Sep 24, 2011, 12:06 a.m.
The seven-ton Upper Atmosphere Research Satellite (UARS) is deployed by the Space Shuttle Discovery (STS-48) in this NASA handout photo dated September 1991. REUTERS/NASA/Handout

By Irene Klotz

CAPE CANAVERAL, Florida (Reuters) - A six-tones NASA science satellite plunged through the atmosphere early on Saturday, breaking up and possibly scattering debris in Canada, NASA said.

There were reports on Twitter of debris falling over Okotoks, a town south of Calgary in western Canada, most likely the remains of the Upper Atmosphere Research Satellite, or UARS, which had been in orbit for 20 years.

Scientists were unable to pinpoint the exact time and place where UARS would return to Earth due to the satellite's unpredictable tumbles as it plowed through the upper atmosphere. Re-entry was believed to have occurred between 11:45 p.m. EDT on Friday and 12:45 a.m. EDT on Saturday.

Stretching 35 feet long and 15 feet in diameter, UARS was among the largest spacecraft to plummet uncontrollably through the atmosphere, although it is a slim cousin to NASA's 75-tonnes skylab station, which crashed to Earth in 1979.

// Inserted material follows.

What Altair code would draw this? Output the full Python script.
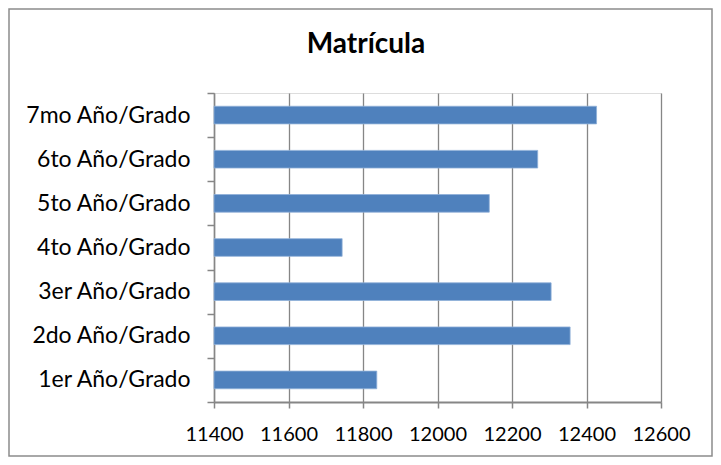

Russia's last space station, the 135-tonnes Mir, crashed into the Pacific Ocean in 2001, but it was a guided descent.

NASA now plans for the controlled re-entry of large spacecraft, but it did not when UARS was designed.

The 13,000-pound (5,897 kg) satellite was dispatched into orbit by a space shuttle crew in 1991 to study ozone and other chemicals in Earth's atmosphere. It completed its mission in 2005 and had been slowly losing altitude ever since, pulled by the planet's gravity.

Most of the spacecraft burned up during the fiery plunge through the atmosphere, but about 26 individual pieces, weighing a total of about 1,100 pounds (500 kg) could have survived the incineration and landed somewhere on Earth.

The debris field spans about 500 miles, but exactly where it is located depends on when UARS descended.

With most of the planet covered in water and vast uninhabited deserts and other land directly beneath the satellite's flight path, the chance that someone would be hit by falling debris was 1-in-3,200, NASA said.

"The risk to public safety is very remote," it said.

The satellite flew over most of the planet, traveling between 57 degrees north and 57 degrees south of the equator.

UARS was one of about 20,000 pieces of space debris in orbit around Earth. Something the size of UARS falls back into the atmosphere about once a year.